New Report Shows Financial Burden Passed On To Privately Insured Coloradans
By Consumers For Quality Care, on February 13, 2019
Over a 9-year period, Colorado consumers could have saved $11.5 billion if hospitals contained costs and profit margins, The Associated Press reports. According to a new state report, hospitals charged patients with private insurance more, even as revenues increased.
In 2009, Medicare and Medicaid in Colorado paid 78 cents and 54 cents, respectively, for every $1 worth of care their patients received. Privately insured patients paid $1.55 for every $1 worth of care.
In 2017, Medicare and Medicaid had equalized, each paying 69 cents for every $1 in care in Colorado. But privately insured patients were now paying $1.66 for every $1 worth of care, according to the report.
Over the 9-year span, payments to hospitals increased from $9.5 billion to $15.7 billion while hospitals’ profit margins grew from $147 million to $1.2 billion. In 2017 alone, hospitals charged privately insured patients $1.2 billion more than was necessary to cover other losses.
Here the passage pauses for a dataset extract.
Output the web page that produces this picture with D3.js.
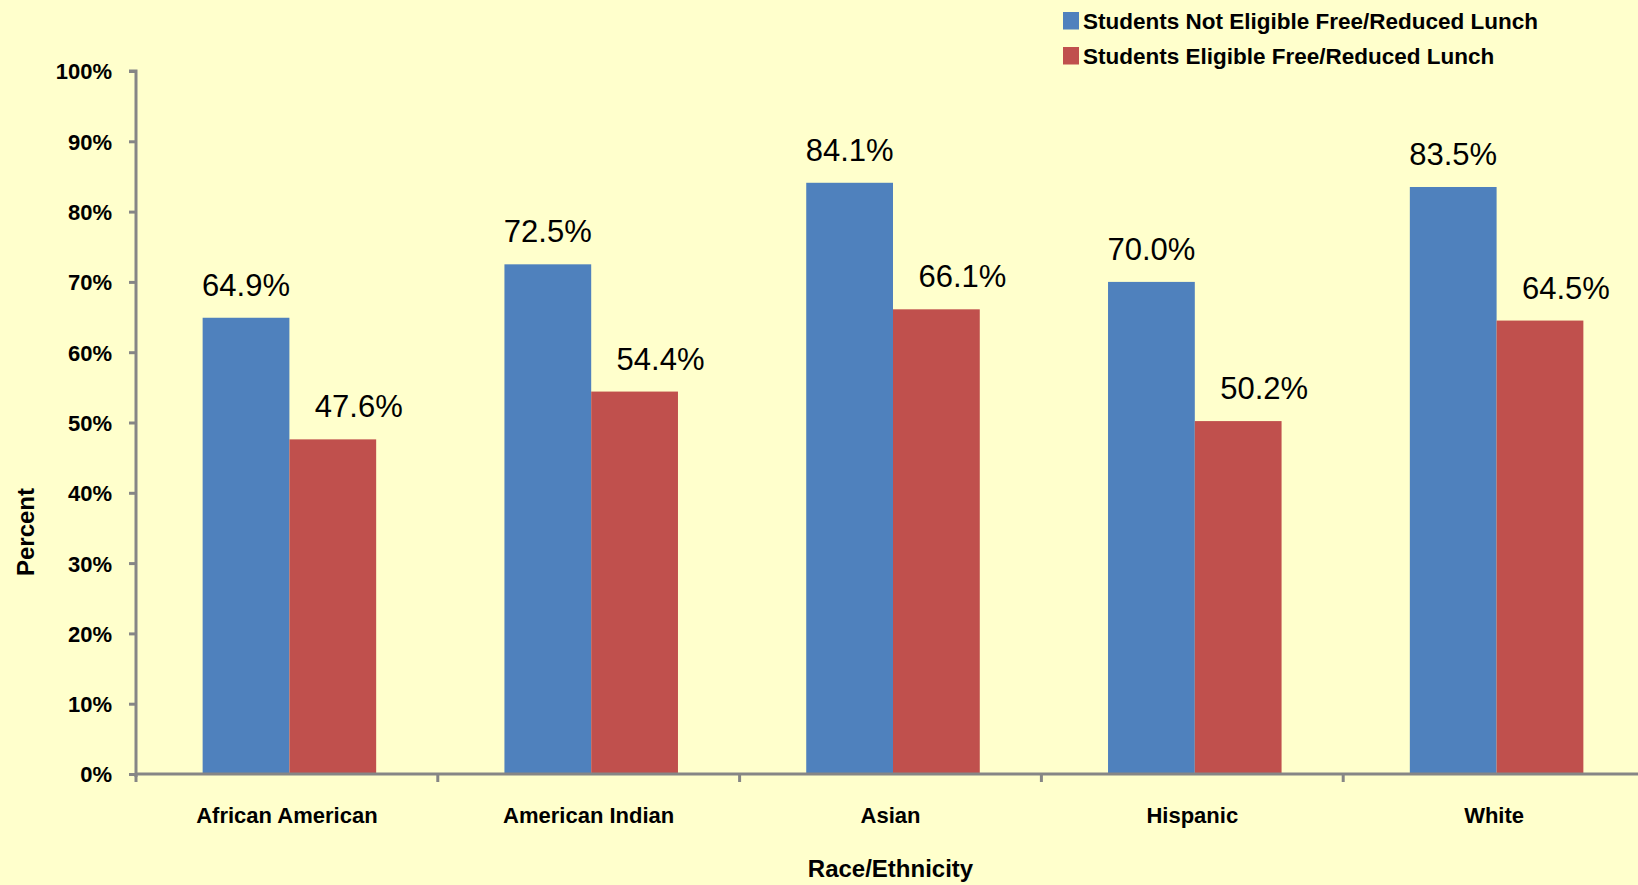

The report states that one explanation could be that hospitals have not been passing on the benefits of Medicaid expansion and the Affordable Care Act to privately insured customers.
Colorado’s Department of Health Care Policy And Financing’s CFO, John Bartholomew, said that if hospitals had better “managed their costs, the cost shift could have been flat.”
“There was a choice,” said Kim Bimestefer, the executive director of Colorado’s Department of Health Care Policy and Financing, which administers Medicaid in the state and produced the report. “The strategic decisions were a big driver of where we are today.”
A spokeswoman for the Colorado Hospital Association denied that hospitals shifted higher payments on to privately insured patients. A report published by the association in January blamed a competitive jobs market and a high cost of living for the cost increases.